The population of mainly Tajiks and Pashtuns is estimated at 15,000. The town is named after the historical Burki or Baraki tribe.

==History==
Baraki Rajan experienced some of the heaviest clashes between the Soviet forces and Afghan Mujaheddin fighters throughout the Soviet–Afghan War. Baraki Rajan based Mujaheddin would launch attacks on Soviet convoys traveling on the nearby Kabul-Gardez and Kabul-Kandahar highways, which would result in harsh reprisals from the Soviet military. Throughout the Soviet–Afghan War, the area remained an active battle ground between the Mujaheddin and the Soviet military and the Soviet-backed military of the Democratic Republic of Afghanistan.

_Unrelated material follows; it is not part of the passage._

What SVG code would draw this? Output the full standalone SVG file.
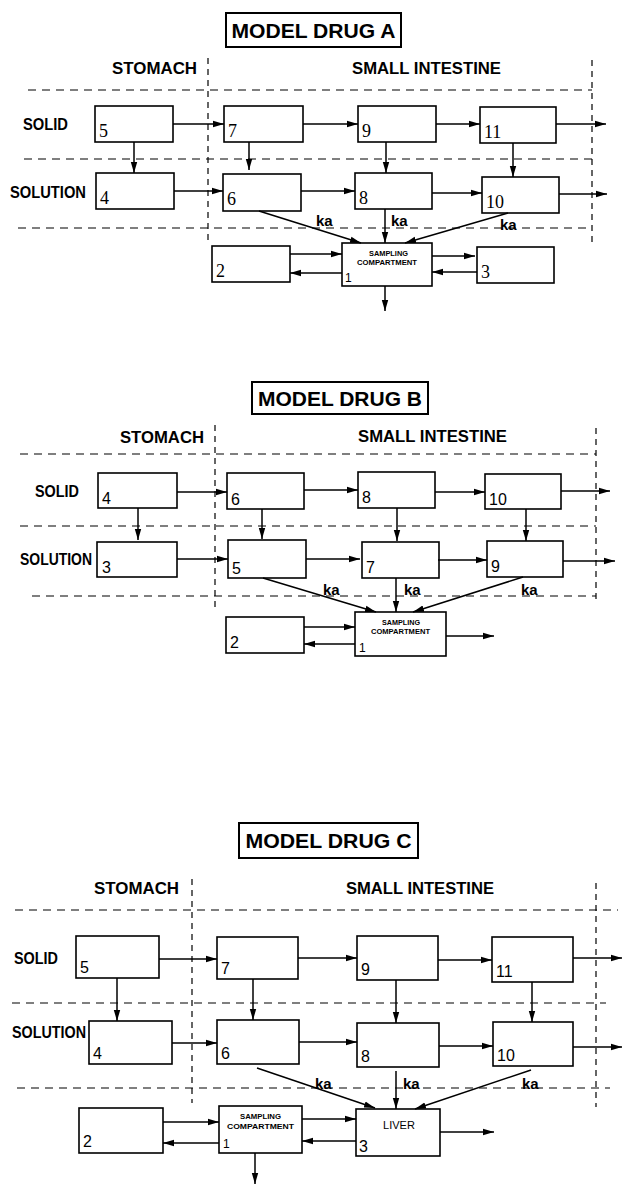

According to a report by a Swedish committee in July 1982, in a massive operation by Soviet forces in Baraki Rajan, numerous war crimes were committed. In a three-day-long operation, villages were bombed, shops burnt and hundreds of people, including 208 resistance fighters and 25 children, were killed. Following this operation, Soviet-backed government control was never restored, not only in Baraki Rajan but the entire Baraki Barak District.

Baraki Rajan sits on a faultline between ethnic Tajiks and Pashtuns. There are also political factions active in the area, notably Jamiat-e-Islami and Hizb-e-Islami, with histories of mutual antagonism dating back to the Afghan civil war of the early 1990s.